**Aim of the task**
Begin with the first line of the material and write out each line exactly, ending with the line that contains "W, H = 517, 1032". Pictures are not part of the copy.

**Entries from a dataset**

▬▬▬

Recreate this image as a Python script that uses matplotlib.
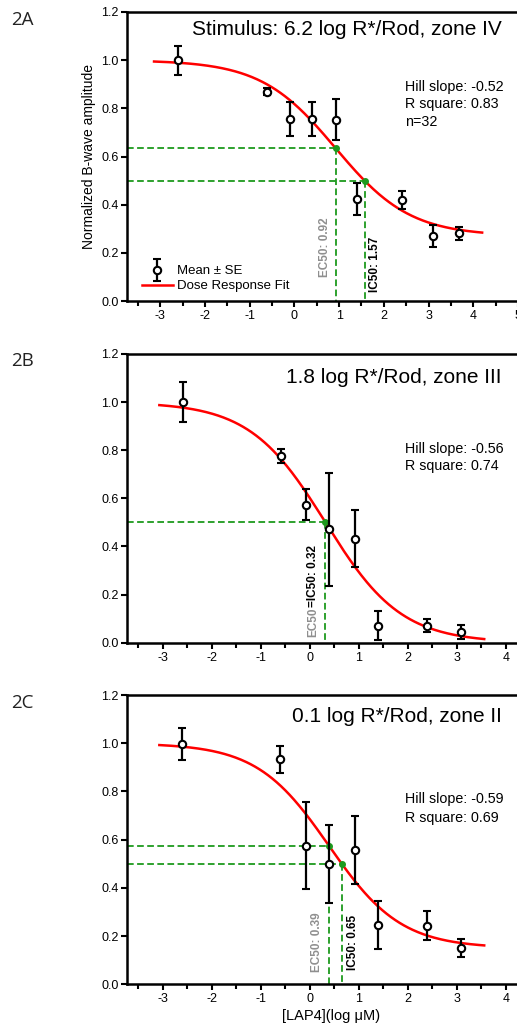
import numpy as np
import matplotlib
matplotlib.use('Agg')
import matplotlib.pyplot as plt
from matplotlib.ticker import FormatStrFormatter, MultipleLocator
from matplotlib.container import ErrorbarContainer
from matplotlib.legend_handler import HandlerErrorbar

plt.rcParams['font.family'] = ['Liberation Sans', 'DejaVu Sans']
plt.rcParams['axes.unicode_minus'] = False

W, H = 517, 1032

# ---------------- data ----------------
# Panel 2A : 6.2 log R*/Rod, zone IV
xA = [-2.61, -0.62, -0.09, 0.39, 0.92, 1.39, 2.40, 3.09, 3.69]
yA = [1.000, 0.869, 0.757, 0.757, 0.753, 0.424, 0.418, 0.270, 0.281]
eA = [0.060, 0.015, 0.070, 0.070, 0.085, 0.066, 0.038, 0.046, 0.026]
fitA = dict(top=1.0, bottom=0.27, logec50=0.92, slope=-0.52)
ec50A, ic50A = 0.92, 1.57
rangeA = (-3.14, 4.20)

# Panel 2B : 1.8 log R*/Rod, zone III
xB = [-2.59, -0.59, -0.08, 0.40, 0.93, 1.39, 2.40, 3.09]
yB = [1.000, 0.776, 0.574, 0.472, 0.432, 0.071, 0.071, 0.043]
eB = [0.083, 0.030, 0.063, 0.235, 0.119, 0.060, 0.028, 0.029]
fitB = dict(top=1.0, bottom=0.0, logec50=0.32, slope=-0.56)
ec50B = 0.32
rangeB = (-3.07, 3.56)

# Panel 2C : 0.1 log R*/Rod, zone II
xC = [-2.60, -0.60, -0.08, 0.39, 0.925, 1.39, 2.39, 3.09]
yC = [0.997, 0.933, 0.575, 0.498, 0.559, 0.245, 0.243, 0.151]
eC = [0.065, 0.056, 0.181, 0.162, 0.141, 0.100, 0.061, 0.037]
fitC = dict(top=1.0, bottom=0.15, logec50=0.39, slope=-0.59)
ec50C, ic50C = 0.39, 0.65
rangeC = (-3.07, 3.56)

xticksA = [-3, -2, -1, 0, 1, 2, 3, 4, 5]
xticksBC = [-3, -2, -1, 0, 1, 2, 3, 4]

titles = ['Stimulus: 6.2 log R*/Rod, zone IV', '1.8 log R*/Rod, zone III',
          '0.1 log R*/Rod, zone II']
stats = [['Hill slope: -0.52', 'R square: 0.83', 'n=32'],
         ['Hill slope: -0.56', 'R square: 0.74'],
         ['Hill slope: -0.59', 'R square: 0.69']]
panel_labels = ['2A', '2B', '2C']


def hill(x, top, bottom, logec50, slope):
    x = np.asarray(x, dtype=float)
    return bottom + (top - bottom) / (1 + 10 ** ((logec50 - x) * slope))


GREEN = '#1e9a1e'
GRAY = '#8f8f8f'
DASH = (0, (3.7, 1.9))

fig = plt.figure(figsize=(W / 100, H / 100), dpi=100)


def px_axes(left, top, bottom, xlim, ppu):
    width = (xlim[1] - xlim[0]) * ppu
    return fig.add_axes([left / W, 1 - bottom / H, width / W, (bottom - top) / H])


def ftext(px, py, s, **kw):
    fig.text(px / W, 1 - py / H, s, **kw)


def setup(ax, xlim, xticks):
    ax.set_xlim(*xlim)
    ax.set_ylim(0, 1.2)
    ax.set_yticks(np.arange(0, 1.21, 0.2))
    ax.yaxis.set_major_formatter(FormatStrFormatter('%.1f'))
    ax.set_xticks(xticks)
    ax.xaxis.set_minor_locator(MultipleLocator(0.5))
    for s in ['left', 'bottom', 'top', 'right']:
        ax.spines[s].set_linewidth(1.8)
    ax.tick_params(which='both', direction='out', width=1.5, labelsize=9, pad=2)
    ax.tick_params(axis='x', which='major', length=4.5)
    ax.tick_params(axis='x', which='minor', length=3.5)
    ax.tick_params(axis='y', which='major', length=4)


def draw(ax, x, y, e, fit, rng, ec_lines):
    x0 = ax.get_xlim()[0]
    for xv in ec_lines:
        yv = float(hill(xv, **fit))
        ax.plot([x0, xv], [yv, yv], color=GREEN, lw=1.3, ls=DASH, zorder=2)
        ax.plot([xv, xv], [yv, 0], color=GREEN, lw=1.3, ls=DASH, zorder=2)
    xc = np.linspace(rng[0], rng[1], 300)
    line, = ax.plot(xc, hill(xc, **fit), color='red', lw=1.8, zorder=3)
    for xv in ec_lines:
        ax.plot([xv], [float(hill(xv, **fit))], 'o', color=GREEN, ms=4, zorder=4)
    eb = ax.errorbar(x, y, yerr=e, fmt='o', mfc='white', mec='black', mew=1.5,
                     ms=5.3, ecolor='black', elinewidth=1.6, capsize=3,
                     capthick=1.6, zorder=5)
    return eb, line


# ---------------- Panel A ----------------
xlimA = (-3.745, 5.6)
axA = px_axes(127, 12, 301, xlimA, 44.7)
setup(axA, xlimA, xticksA)
ebA, lineA = draw(axA, xA, yA, eA, fitA, rangeA, [ec50A, ic50A])
axA.set_ylabel('Normalized B-wave amplitude', fontsize=10, labelpad=4)
axA.annotate('EC50: 0.92', xy=(ec50A, 0.10), xytext=(-3.5, 0), textcoords='offset points',
             rotation=90, ha='right', va='bottom', color=GRAY, fontsize=8.5,
             fontweight='bold')
axA.annotate('IC50: 1.57', xy=(ic50A, 0.039), xytext=(3.5, 0), textcoords='offset points',
             rotation=90, ha='left', va='bottom', color='black', fontsize=8.5,
             fontweight='bold')
axA.legend([ebA, lineA], ['Mean ± SE', 'Dose Response Fit'], loc='lower left',
           bbox_to_anchor=(0.035, 0.03), frameon=False, fontsize=9.5,
           handlelength=2.4, handletextpad=0.3, labelspacing=0.2, borderpad=0,
           borderaxespad=0,
           handler_map={ErrorbarContainer: HandlerErrorbar(xerr_size=0.85)})

# ---------------- Panel B ----------------
xlimB = (-3.73, 4.6)
axB = px_axes(127, 354, 642.7, xlimB, 49.0)
setup(axB, xlimB, xticksBC)
draw(axB, xB, yB, eB, fitB, rangeB, [ec50B])
t1 = axB.annotate('EC50', xy=(ec50B, 0.025), xytext=(-4.5, 0), textcoords='offset points',
                  rotation=90, ha='right', va='bottom', color=GRAY, fontsize=8.5,
                  fontweight='bold')
axB.annotate('=IC50: 0.32', xy=(0.5, 1.0), xycoords=t1, rotation=90, ha='center',
             va='bottom', color='black', fontsize=8.5, fontweight='bold')

# ---------------- Panel C ----------------
xlimC = (-3.73, 4.6)
axC = px_axes(127, 695, 984.3, xlimC, 49.0)
setup(axC, xlimC, xticksBC)
draw(axC, xC, yC, eC, fitC, rangeC, [ec50C, ic50C])
axC.annotate('EC50: 0.39', xy=(ec50C, 0.053), xytext=(-4, 0), textcoords='offset points',
             rotation=90, ha='right', va='bottom', color=GRAY, fontsize=8.5,
             fontweight='bold')
axC.annotate('IC50: 0.65', xy=(ic50C, 0.059), xytext=(4, 0), textcoords='offset points',
             rotation=90, ha='left', va='bottom', color='black', fontsize=8.5,
             fontweight='bold')
axC.set_xlabel('[LAP4](log μM)', fontsize=10.5, labelpad=3)

# ---------------- text ----------------
title_base = [35, 382.7, 722.3]
stat_base = [[90.7, 108.3, 126.0], [452.7, 470.3], [803.3, 821.7]]
label_base = [25, 366, 708.3]
for i in range(3):
    ftext(501.7, title_base[i], titles[i], ha='right', va='baseline', fontsize=15)
    for s, yb in zip(stats[i], stat_base[i]):
        ftext(405, yb, s, ha='left', va='baseline', fontsize=10.3)
    ftext(11.5, label_base[i], panel_labels[i], ha='left', va='baseline', fontsize=13.5,
          family=['Open Sans', 'DejaVu Sans'], color='#222222')

fig.savefig('out.png', dpi=100)
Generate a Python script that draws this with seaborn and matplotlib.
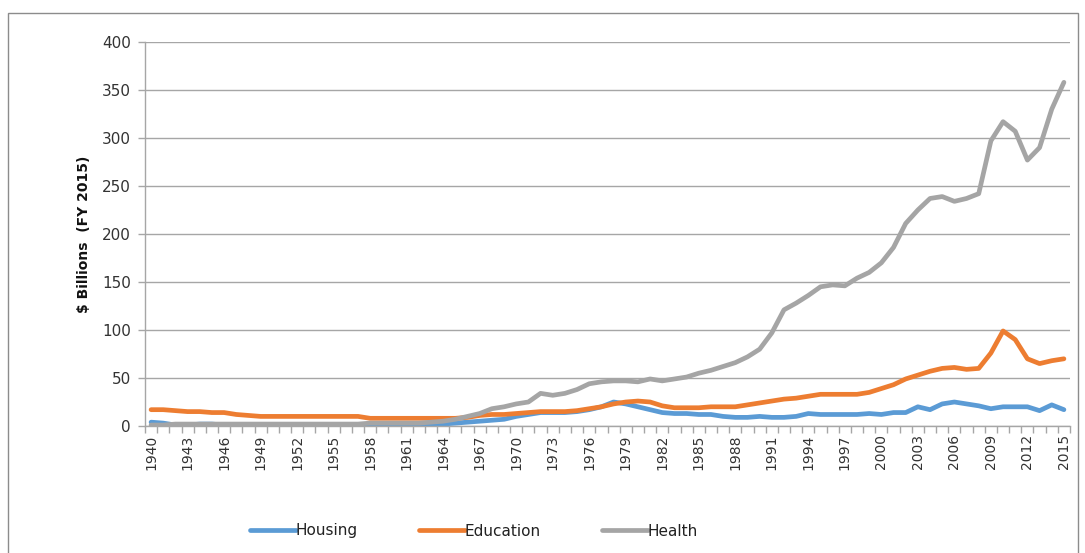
import numpy as np
import pandas as pd
import matplotlib
matplotlib.use("Agg")
import matplotlib.pyplot as plt
import seaborn as sns
from matplotlib.patches import Rectangle
from matplotlib.lines import Line2D

years = list(range(1940, 2016))

housing = [4, 3, 1, 1, 2, 2, 1, 1, 1, 1,
           1, 1, 1, 1, 1, 1, 1, 1, 1, 1,
           1, 1, 2, 2, 2, 3, 4, 5, 6, 7,
           10, 12, 14, 14, 14, 15, 17, 20, 25, 23,
           20, 17, 14, 13, 13, 12, 12, 10, 9, 9,
           10, 9, 9, 10, 13, 12, 12, 12, 12, 13,
           12, 14, 14, 20, 17, 23, 25, 23, 21, 18,
           20, 20, 20, 16, 22, 17]

education = [17, 17, 16, 15, 15, 14, 14, 12, 11, 10,
             10, 10, 10, 10, 10, 10, 10, 10, 8, 8,
             8, 8, 8, 8, 8, 8, 9, 11, 12, 12,
             13, 14, 15, 15, 15, 16, 18, 20, 23, 25,
             26, 25, 21, 19, 19, 19, 20, 20, 20, 22,
             24, 26, 28, 29, 31, 33, 33, 33, 33, 35,
             39, 43, 49, 53, 57, 60, 61, 59, 60, 76,
             99, 90, 70, 65, 68, 70]

health = [1, 1, 2, 2, 2, 2, 2, 2, 2, 2,
          2, 2, 2, 2, 2, 2, 2, 2, 3, 3,
          3, 3, 3, 4, 5, 7, 10, 13, 18, 20,
          23, 25, 34, 32, 34, 38, 44, 46, 47, 47,
          46, 49, 47, 49, 51, 55, 58, 62, 66, 72,
          80, 97, 121, 128, 136, 145, 147, 146, 154, 160,
          170, 186, 211, 225, 237, 239, 234, 237, 242, 297,
          317, 307, 277, 290, 330, 358]

series_names = ["Housing", "Education", "Health"]
colors = ["#5B9BD5", "#ED7D31", "#A5A5A5"]
tick_years = list(range(1940, 2016, 3))

df = pd.DataFrame({
    "Year": years * 3,
    "Value": housing + education + health,
    "Series": ["Housing"] * len(years) + ["Education"] * len(years) + ["Health"] * len(years),
})

sns.set_theme(style="white")
plt.rcParams["font.family"] = ["DejaVu Sans"]

fig = plt.figure(figsize=(10.85, 5.53), dpi=100)
ax = fig.add_axes([145 / 1085, 1 - 426 / 553, (1070 - 145) / 1085, (426 - 42) / 553])

sns.lineplot(data=df, x="Year", y="Value", hue="Series", hue_order=series_names,
             palette=dict(zip(series_names, colors)), linewidth=3.4, ax=ax,
             legend=False)

grid_c = "#a6a6a6"
ax.set_xlim(1939.5, 2015.5)
ax.set_ylim(0, 400)
ax.set_yticks(range(0, 401, 50))
ax.yaxis.grid(True, color=grid_c, linewidth=1.0)
ax.xaxis.grid(False)
ax.set_axisbelow(True)
for s in ["top", "right"]:
    ax.spines[s].set_visible(False)
for s in ["left", "bottom"]:
    ax.spines[s].set_color(grid_c)
    ax.spines[s].set_linewidth(1.0)

ax.set_xticks(tick_years)
ax.set_xticklabels([str(y) for y in tick_years], rotation=90, fontsize=10, color="#333333")
ax.tick_params(axis="x", which="major", length=0, pad=6)
ax.set_xticks(np.arange(1939.5, 2016, 1.0), minor=True)
ax.tick_params(axis="x", which="minor", length=5, color=grid_c, width=1, bottom=True)
ax.tick_params(axis="y", which="major", length=5, color=grid_c, width=1, left=True,
               labelsize=11, labelcolor="#333333", pad=5)

ax.set_xlabel("")
ax.set_ylabel("$ Billions  (FY 2015)", fontsize=10, fontweight="bold", color="#111111", labelpad=8)

handles = [Line2D([0], [0], color=c, linewidth=3.4, solid_capstyle="round") for c in colors]
fig.legend(handles, series_names, loc="center", bbox_to_anchor=(474 / 1085, 1 - 531 / 553),
           ncol=3, frameon=False, handlelength=3.0, handletextpad=0.0, columnspacing=4.0,
           fontsize=11, labelcolor="#222222")

fig.patches.append(Rectangle((8 / 1085, -0.01), (1078 - 8) / 1085, 1 - 13 / 553 + 0.01,
                             transform=fig.transFigure, fill=False, edgecolor="#8c8c8c",
                             linewidth=1.0))

fig.savefig("out.png", dpi=100, facecolor="white")
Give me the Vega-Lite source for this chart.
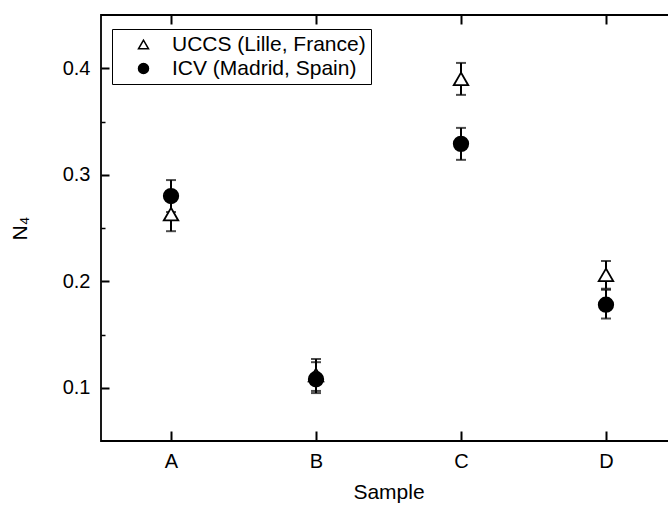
{
  "$schema": "https://vega.github.io/schema/vega-lite/v6.json",
  "autosize": {"type": "none"},
  "padding": {"left": 101, "top": 15, "right": 0, "bottom": 65},
  "width": 575,
  "height": 426,
  "config": {
    "font": "Liberation Sans",
    "view": {"stroke": "black", "strokeWidth": 1.8},
    "axis": {"domain": false, "grid": false, "tickColor": "black", "labelColor": "black", "titleColor": "black", "labelFont": "Liberation Sans", "titleFont": "Liberation Sans"}
  },
  "data": {
    "values": [
      {"sample": "A", "lab": "UCCS (Lille, France)", "n4": 0.263, "low": 0.247, "high": 0.279},
      {"sample": "B", "lab": "UCCS (Lille, France)", "n4": 0.112, "low": 0.097, "high": 0.127},
      {"sample": "C", "lab": "UCCS (Lille, France)", "n4": 0.390, "low": 0.375, "high": 0.405},
      {"sample": "D", "lab": "UCCS (Lille, France)", "n4": 0.206, "low": 0.193, "high": 0.219},
      {"sample": "A", "lab": "ICV (Madrid, Spain)", "n4": 0.280, "low": 0.265, "high": 0.295},
      {"sample": "B", "lab": "ICV (Madrid, Spain)", "n4": 0.108, "low": 0.095, "high": 0.124},
      {"sample": "C", "lab": "ICV (Madrid, Spain)", "n4": 0.329, "low": 0.314, "high": 0.344},
      {"sample": "D", "lab": "ICV (Madrid, Spain)", "n4": 0.178, "low": 0.165, "high": 0.192}
    ]
  },
  "layer": [
    {
      "mark": {"type": "rule", "strokeWidth": 2, "color": "black"},
      "encoding": {
        "x": {"field": "sample", "type": "ordinal", "scale": {"type": "point", "padding": 0.483},
          "axis": {"orient": "bottom", "title": "Sample", "labelFontSize": 20, "labelAngle": 0, "tickSize": -10, "tickWidth": 2, "labelPadding": 20, "titleFontSize": 21, "titleFontWeight": "normal", "titlePadding": 10}},
        "y": {"field": "low", "type": "quantitative", "scale": {"domain": [0.05, 0.45], "nice": false, "zero": false},
          "axis": {"orient": "left", "values": [0.1, 0.2, 0.3, 0.4], "format": ".1f", "title": "N₄", "labelFontSize": 20, "tickSize": -8, "tickWidth": 2, "labelPadding": 19, "titleFontSize": 21, "titleFontWeight": "normal", "titlePadding": 32}},
        "y2": {"field": "high"}
      }
    },
    {
      "mark": {"type": "tick", "color": "black", "size": 10, "thickness": 2},
      "encoding": {
        "x": {"field": "sample", "type": "ordinal", "scale": {"type": "point", "padding": 0.483},
          "axis": {"orient": "top", "labels": false, "title": null, "tickSize": -9, "tickWidth": 2}},
        "y": {"field": "low", "type": "quantitative",
          "axis": {"orient": "right", "values": [0.1, 0.2, 0.3, 0.4], "labels": false, "title": null, "tickSize": -8, "tickWidth": 2}}
      }
    },
    {
      "mark": {"type": "tick", "color": "black", "size": 10, "thickness": 2},
      "encoding": {
        "x": {"field": "sample", "type": "ordinal", "scale": {"type": "point", "padding": 0.483}, "axis": null},
        "y": {"field": "high", "type": "quantitative",
          "axis": {"orient": "left", "values": [0.15, 0.25, 0.35], "labels": false, "title": null, "tickSize": -4, "tickWidth": 1.5}}
      }
    },
    {
      "mark": {"type": "point", "filled": true, "size": 210, "stroke": "black", "strokeWidth": 1.8, "opacity": 1},
      "encoding": {
        "x": {"field": "sample", "type": "ordinal", "scale": {"type": "point", "padding": 0.483}, "axis": null},
        "y": {"field": "n4", "type": "quantitative", "axis": null},
        "shape": {"field": "lab", "type": "nominal",
          "scale": {"domain": ["UCCS (Lille, France)", "ICV (Madrid, Spain)"], "range": ["triangle-up", "circle"]},
          "legend": {"title": null, "orient": "none", "legendX": 11, "legendY": 14, "strokeColor": "black", "padding": 5, "symbolOffset": 16, "labelOffset": 18, "labelFontSize": 21, "labelColor": "black", "labelLimit": 400, "symbolSize": 100, "rowPadding": 2,
            "encode": {"legend": {"update": {"strokeWidth": {"value": 1.5}}}, "symbols": {"update": {"fill": {"scale": "fill", "field": "value"}, "stroke": {"value": "black"}, "strokeWidth": {"value": 1.8}, "opacity": {"value": 1}}}}}},
        "fill": {"field": "lab", "type": "nominal",
          "scale": {"domain": ["UCCS (Lille, France)", "ICV (Madrid, Spain)"], "range": ["white", "black"]},
          "legend": null}
      }
    }
  ],
  "resolve": {"axis": {"x": "independent", "y": "independent"}}
}
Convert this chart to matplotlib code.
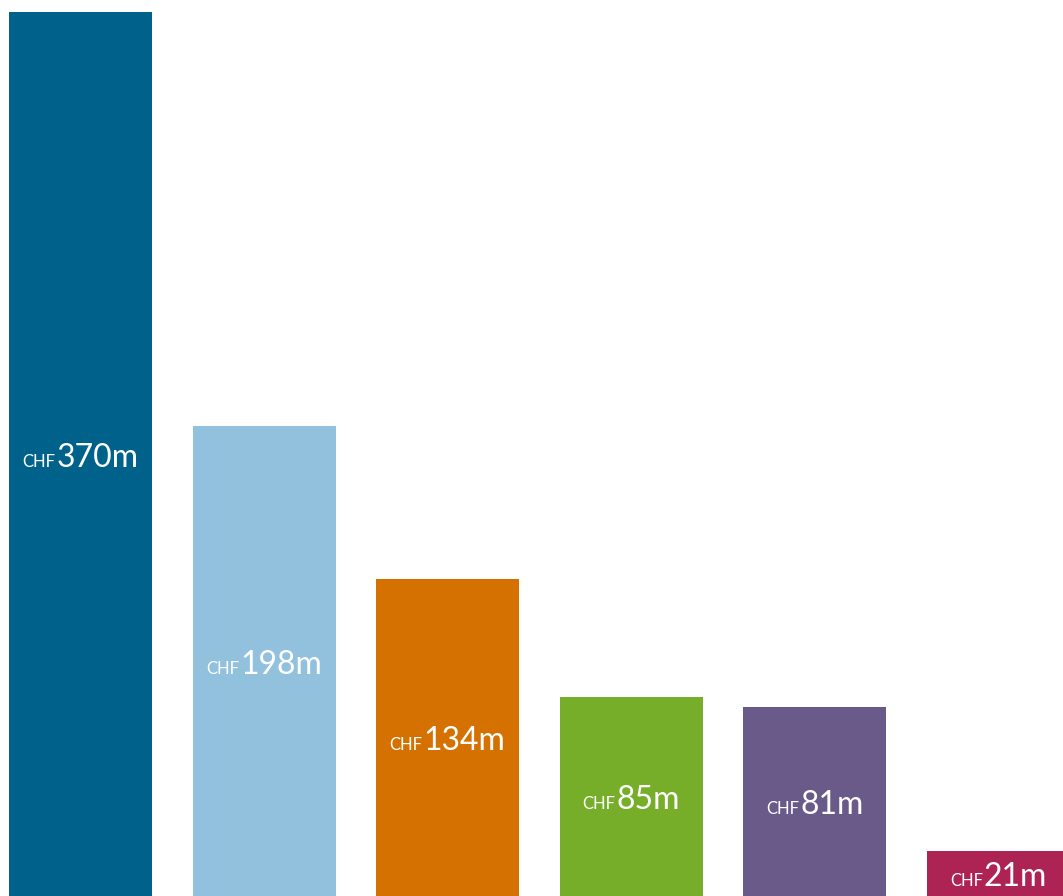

▬▬▬

**Result below**
Recreate this image as a Python script that uses matplotlib.
import numpy as np
import matplotlib
matplotlib.use('Agg')
import matplotlib.pyplot as plt
from matplotlib.ticker import FormatStrFormatter, MultipleLocator
from matplotlib.container import ErrorbarContainer
from matplotlib.legend_handler import HandlerErrorbar

plt.rcParams['font.family'] = ['Liberation Sans', 'DejaVu Sans']
plt.rcParams['axes.unicode_minus'] = False

W, H = 517, 1032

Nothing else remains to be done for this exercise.